I look forward to you issuing a kicking to Channel Television for exactly the same reason... Rolling Eyes
SP
Steve in Pudsey
Overreacting much?

I think you've just answered "yes" to Riaz's perfectly reasonable question/observation - companies like Ulster, Grampian, Border and Channel did not regularly get network commissions, so were less familiar to (non anorak) viewers outside of their respective regions back in the days because we didn't see them so often, back when network programmes had frontcaps and prodcaps.
TC
TonyCurrie
Hatton Cross provides a rather over-simplistic version of how the ITV network worked. The IBA did not expect the small regional companies to make programmes for the network, and only the larger regionals were given the opportunity to make a few network programmes; often these were in non-peak slots like children's, schools or religious programmes. There's also the fact that the "ITV Network" was a very flexible thing, and some programmes might be shown by all the contractors (although often not simultaneously) while others would be 'part-networked' to one or more other companies. Much of STV's Scottish output was networked to Grampian and some of it to Border. When WWN existed, TWW networked all its Welsh programmes to WWN. There were also physical restrictions. Some smaller companies were not provided with outgoing programme lines which meant they had to send film or tape programmes to one of the majors for networking. (Hence the end credit sometimes seen in TV Times "An Anglia Television Production networked by Associated-Rediffusion") And often networking meant bicycling a tape around the British Isles - one company would transmit a programme then send it off to the next port of call. Channel had no 'lines' at all - its incoming feed being an unreliable off-air feed of Westward and with no video tape recorders, it was all but impossible for CTV to network anything to anybody at all. They managed it none the less by contributing some filmed programmes before they were financially able to acquire VTRs.
RI
Riaz
I think you've just answered "yes" to Riaz's perfectly reasonable question/observation - companies like Ulster, Grampian, Border and Channel did not regularly get network commissions, so were less familiar to (non anorak) viewers outside of their respective regions back in the days because we didn't see them so often, back when network programmes had frontcaps and prodcaps.

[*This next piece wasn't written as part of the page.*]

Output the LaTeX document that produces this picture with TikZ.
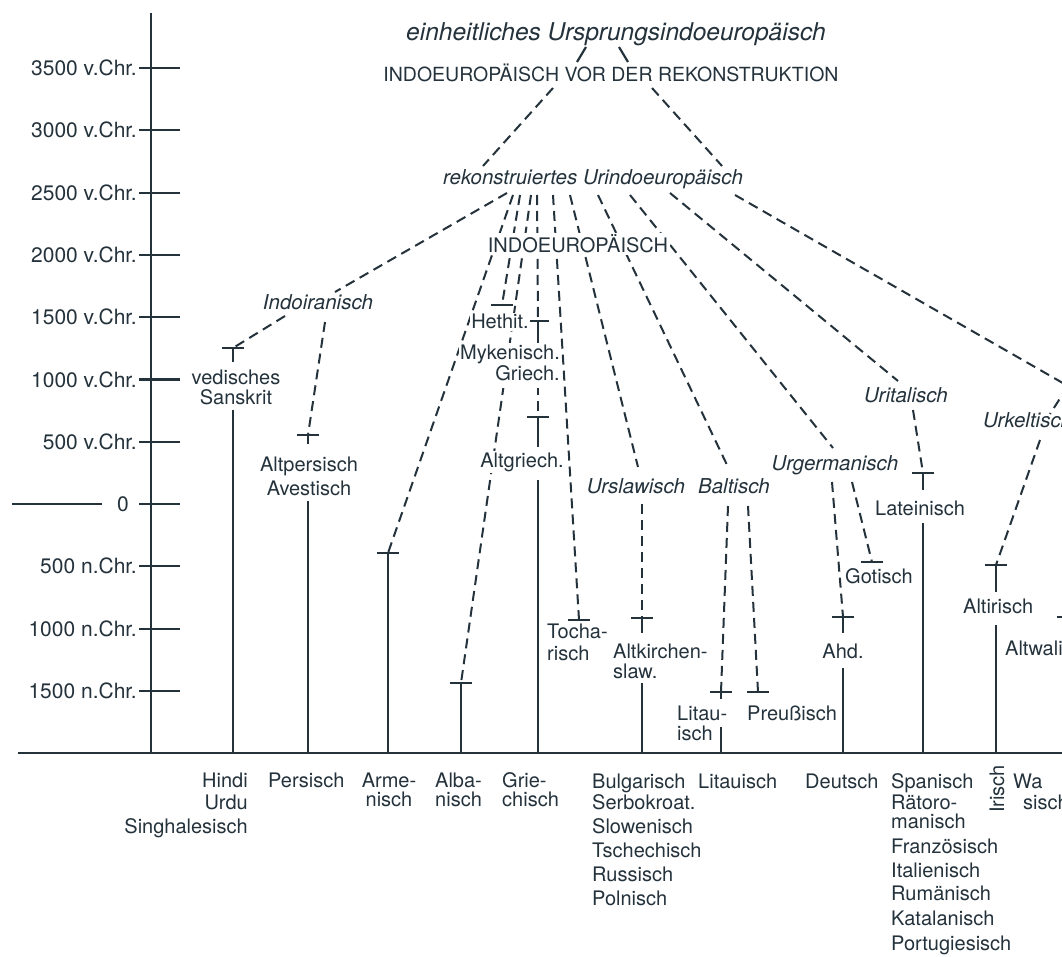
\documentclass[tikz,border=0pt]{standalone}
\usepackage{fontspec}
\setmainfont{TeX Gyre Heros}
\usetikzlibrary{calc}
\definecolor{ink}{RGB}{36,50,60}
% stacked lines of one label, first baseline is the node baseline
\newcommand\lblrows[2]{\begin{tabular}[t]{@{}#1@{}}#2\end{tabular}}
% horizontal bar marking the first attestation of a language
\newcommand\mkbar[1]{\draw[solidln] ($(#1)+(-11,0)$) -- ($(#1)+(11,0)$);}
\begin{document}
\begin{tikzpicture}[x=1pt,y=-1pt,
  txt/.style={inner sep=0pt,text=ink,font=\fontsize{20}{21}\selectfont},
  grp/.style={txt,font=\fontsize{20.5}{21}\selectfont\itshape},
  axlbl/.style={txt,font=\fontsize{21}{21}\selectfont,anchor=base east},
  cover/.style={fill=white,inner sep=1.5pt},
  solidln/.style={draw=ink,line width=2.1pt},
  axisln/.style={draw=ink,line width=2.3pt},
  dashln/.style={draw=ink,line width=2pt,dash pattern=on 10pt off 6pt}]
\useasboundingbox (0,0) rectangle (1062,957);
\clip (0,0) rectangle (1062,957);
\fill[white] (0,0) rectangle (1062,957);

% ---------- time axis ----------
\coordinate (axTop) at (151,13);
\coordinate (axBot) at (151,753);
\coordinate (baseL) at (18,753);
\coordinate (baseR) at (1075,753);
\draw[axisln] (axTop) -- (axBot);
\draw[axisln] (baseL) -- (baseR);
\foreach \k/\yr in {0/{3500 v.Chr.},1/{3000 v.Chr.},2/{2500 v.Chr.},3/{2000 v.Chr.},
                    4/{1500 v.Chr.},5/{1000 v.Chr.},6/{500 v.Chr.},
                    8/{500 n.Chr.},9/{1000 n.Chr.},10/{1500 n.Chr.}}{
  \pgfmathsetmacro\yy{68+62.3*\k}
  \coordinate (tkL\k) at (139,\yy);
  \coordinate (tkR\k) at (180,\yy);
  \draw[solidln] (tkL\k) -- (tkR\k);
  \node[axlbl] (yr\k) at ($(tkL\k)+(-2,7.5)$) {\yr};
}
\coordinate (tkL7) at (139,504.1);
\coordinate (tkR7) at (180,504.1);
\draw[solidln] (tkL7) -- (tkR7);
\node[txt,font=\fontsize{21}{21}\selectfont,anchor=base] (yr7) at (123,511.6) {0};
\coordinate (zeroA) at (12,504.1);
\coordinate (zeroB) at (102,504.1);
\draw[solidln] (zeroA) -- (zeroB);

% ---------- attachment points ----------
\coordinate (tA1) at (586,47);  \coordinate (tA2) at (577,62);
\coordinate (tB1) at (619,47);  \coordinate (tB2) at (628,62);
\coordinate (vA) at (553,88);   \coordinate (rA) at (483,166);
\coordinate (vB) at (652,88);   \coordinate (rB) at (722,166);
\coordinate (rkII) at (507,193);
\coordinate (rkAr) at (513,195);
\coordinate (rkHe) at (520,195);
\coordinate (rkAl) at (531,195);
\coordinate (rkGr) at (537,195);
\coordinate (rkTo) at (553,195);
\coordinate (rkSl) at (570,195);
\coordinate (rkBa) at (598,195);
\coordinate (rkGe) at (630,195);
\coordinate (rkIt) at (670,193);
\coordinate (rkKe) at (735,195);
\coordinate (iiTop) at (335,292);
\coordinate (iiL) at (285,316);
\coordinate (iiR) at (325,322);
\coordinate (slTop) at (638,467);
\coordinate (slBot) at (642,504);
\coordinate (baTop) at (728,467);
\coordinate (baL) at (728,506);
\coordinate (baR) at (748,506);
\coordinate (geTop) at (833,448);
\coordinate (geL) at (832,482);
\coordinate (geR) at (852,482);
\coordinate (itTop) at (898,381);
\coordinate (itBot) at (913,410);
\coordinate (keJoin) at (1068,386);
\coordinate (keTop) at (1050,414);
\coordinate (keBot) at (1040,440);
\coordinate (grMid) at (538,385);

% first attestations
\coordinate (vedT) at (233,348);  \coordinate (vedS) at (233,362);
\coordinate (perT) at (308,435);  \coordinate (perS) at (308,444);
\coordinate (armT) at (388,553);
\coordinate (albT) at (461,683);
\coordinate (hetT) at (502,305);
\coordinate (mykT) at (538,321);  \coordinate (mykS) at (538,343);
\coordinate (agrT) at (538,417);  \coordinate (agrS) at (538,447);
\coordinate (tocT) at (579,620);
\coordinate (slaT) at (642,618);  \coordinate (slaS) at (642,633);
\coordinate (litT) at (721,692);  \coordinate (litS) at (721,699);
\coordinate (preT) at (758,692);
\coordinate (gotT) at (872,562);
\coordinate (ahdT) at (843,617);  \coordinate (ahdS) at (843,633);
\coordinate (latT) at (923,473);  \coordinate (latS) at (923,490);
\coordinate (airT) at (996,565);  \coordinate (airS) at (996,592);
\coordinate (awT) at (1068,617);

% living languages down to the present
\coordinate (sktA) at (233,410);  \coordinate (sktB) at (233,753);
\coordinate (perA) at (308,501);  \coordinate (perB) at (308,753);
\coordinate (armB) at (388,753);
\coordinate (albB) at (461,753);
\coordinate (grA) at (538,480);   \coordinate (grB) at (538,753);
\coordinate (slA) at (642,683);   \coordinate (slB) at (642,753);
\coordinate (ltA) at (721,727);   \coordinate (ltB) at (721,753);
\coordinate (deA) at (843,668);   \coordinate (deB) at (843,753);
\coordinate (laA) at (923,523);   \coordinate (laB) at (923,753);
\coordinate (irA) at (996,625);   \coordinate (irB) at (996,753);

% ---------- reconstructed descent (dashed) ----------
\draw[dashln] (vA) -- (rA);
\draw[dashln] (vB) -- (rB);
\draw[dashln] (rkII) -- (iiTop);
\draw[dashln] (rkAr) -- (armT);
\draw[dashln] (rkHe) -- (hetT);
\draw[dashln] (rkAl) -- (albT);
\draw[dashln] (rkGr) -- (mykT);
\draw[dashln] (rkTo) -- (tocT);
\draw[dashln] (rkSl) -- (slTop);
\draw[dashln] (rkBa) -- (baTop);
\draw[dashln] (rkGe) -- (geTop);
\draw[dashln] (rkIt) -- (itTop);
\draw[dashln] (rkKe) -- (keJoin) -- (keTop);
\draw[dashln] (iiL) -- (vedT);
\draw[dashln] (iiR) -- (perT);
\draw[dashln] (grMid) -- (agrT);
\draw[dashln] (slBot) -- (slaT);
\draw[dashln] (baL) -- (litT);
\draw[dashln] (baR) -- (preT);
\draw[dashln] (geL) -- (ahdT);
\draw[dashln] (geR) -- (gotT);
\draw[dashln] (itBot) -- (latT);
\draw[dashln] (keBot) -- (airT);

% ---------- attested stages (solid) ----------
\foreach \p in {vedT,perT,armT,albT,hetT,mykT,agrT,tocT,slaT,litT,preT,gotT,ahdT,latT,airT,awT}{\mkbar{\p}}
\draw[solidln] (vedT) -- (vedS);
\draw[solidln] (perT) -- (perS);
\draw[solidln] (mykT) -- (mykS);
\draw[solidln] (agrT) -- (agrS);
\draw[solidln] (slaT) -- (slaS);
\draw[solidln] (litT) -- (litS);
\draw[solidln] (ahdT) -- (ahdS);
\draw[solidln] (latT) -- (latS);
\draw[solidln] (airT) -- (airS);
\draw[solidln] (sktA) -- (sktB);
\draw[solidln] (perA) -- (perB);
\draw[solidln] (armT) -- (armB);
\draw[solidln] (albT) -- (albB);
\draw[solidln] (grA) -- (grB);
\draw[solidln] (slA) -- (slB);
\draw[solidln] (ltA) -- (ltB);
\draw[solidln] (deA) -- (deB);
\draw[solidln] (laA) -- (laB);
\draw[solidln] (irA) -- (irB);

% ---------- labels of the tree ----------
\node[txt,font=\fontsize{24.5}{25}\selectfont\itshape,anchor=base] (orig) at (616,41) {einheitliches Ursprungsindoeuropäisch};
\node[txt,font=\fontsize{19.5}{21}\selectfont,anchor=base] (vor) at (611,82) {INDOEUROPÄISCH VOR DER REKONSTRUKTION};
\node[grp,anchor=base] (rekon) at (593,185) {rekonstruiertes Urindoeuropäisch};
\node[txt,cover,anchor=base] (ie) at (578,253) {INDOEUROPÄISCH};
\node[grp,anchor=base] (indoir) at (318,310) {Indoiranisch};
\node[grp,anchor=base] (urslaw) at (636,493) {Urslawisch};
\node[grp,anchor=base] (baltic) at (734,493) {Baltisch};
\node[grp,anchor=base] (urgerm) at (835,470) {Urgermanisch};
\node[grp,anchor=base] (urital) at (906,402) {Uritalisch};
\node[grp,anchor=base west] (urkelt) at (983,427) {Urkeltisch};

% the two short strokes between the two top headings
\draw[solidln,line width=2.2pt] (tA1) -- (tA2);
\draw[solidln,line width=2.2pt] (tB1) -- (tB2);

\node[txt,anchor=base] (vedic) at (236,384) {\lblrows{c}{vedisches\\[-1pt]Sanskrit}};
\node[txt,anchor=base] (altpers) at (309,471) {\lblrows{c}{Altpersisch\\[3pt]Avestisch}};
\node[txt,cover,anchor=base] (hethit) at (500,329) {Hethit.};
\node[txt,cover,anchor=base east] (myk) at (561.5,359) {\lblrows{r}{Mykenisch.\\Griech.}};
\node[txt,cover,anchor=base] (altgr) at (522,467) {Altgriech.};
\node[txt,anchor=base west] (tochar) at (547,638) {\lblrows{l}{Tocha-\\[1pt]risch}};
\node[txt,anchor=base west] (aksl) at (613,658) {\lblrows{l}{Altkirchen-\\[-1pt]slaw.}};
\node[txt,anchor=base west] (litau) at (677,720) {\lblrows{l}{Litau-\\[-1pt]isch}};
\node[txt,anchor=base west] (preuss) at (747,720) {Preußisch};
\node[txt,anchor=base west] (gotic) at (845,583) {Gotisch};
\node[txt,anchor=base] (ahd) at (843,658) {Ahd.};
\node[txt,anchor=base west] (latin) at (875,515) {Lateinisch};
\node[txt,anchor=base west] (oir) at (963,613) {Altirisch};
\node[txt,anchor=base west] (owel) at (1005,655) {Altwalisch};

% ---------- present-day languages ----------
\node[txt,anchor=base east] (hindi) at (248,787) {\lblrows{r}{Hindi\\[1pt]Urdu\\[3pt]Singhalesisch}};
\node[txt,anchor=base west] (persian) at (268,787) {Persisch};
\node[txt,anchor=base] (armen) at (389,787) {\lblrows{c}{Arme-\\[-2pt]nisch}};
\node[txt,anchor=base west] (alban) at (435,787) {\lblrows{l}{Alba-\\[-2pt]nisch}};
\node[txt,anchor=base west] (greek) at (502,787) {\lblrows{l}{Grie-\\[-2pt]chisch}};
\node[txt,anchor=base west] (slavic) at (592,788) {\lblrows{l}{Bulgarisch\\Serbokroat.\\[3pt]Slowenisch\\[3pt]Tschechisch\\[3pt]Russisch\\[3pt]Polnisch}};
\node[txt,anchor=base west] (lithu) at (698,788) {Litauisch};
\node[txt,anchor=base west] (german) at (805,788) {Deutsch};
\node[txt,anchor=base west] (roman) at (891,788) {\lblrows{l}{Spanisch\\Rätoro-\\[-2pt]manisch\\[4pt]Französisch\\[3pt]Italienisch\\[2pt]Rumänisch\\[4pt]Katalanisch\\[4pt]Portugiesisch}};
\node[txt,rotate=90,anchor=center] (irish) at (997,789) {Irisch};
\node[txt,anchor=base west] (welsh) at (1013,788) {\lblrows{l}{Wa\\\hspace*{10pt}sisch}};
\end{tikzpicture}
\end{document}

Familiarity with the rarer logos depended on the programmes produced by the ITV company and the people who viewed them. I mentioned how Border was a rare sight outside of its region but it was familiar to many children of the 1980s because BMX Beat was a very popular children's programme back then. The Border logo might not have been familiar amongst, say, pensioners or 30 something professionals of the 1980s unless they happened to watch any of the few networked Border programmes.
JA
JAS84
^Like Mr and Mrs?
MW
Mike W
I'm more bewildered at what the 'gay movement' is...
Central's Cake in my opinion, as it allowed a virtually unlimited combination of how it could animate and be formed onscreen.

BTW, here is an early trademark of it. Its a globe, with longitude and latitude lines coloured in.
http://i64.tinypic.com/2mgr3gz.jpg

CTV Facilities were the OB hire firm, not an early version of the cake - the cake was actually a multi-colour rainbow fade block printed!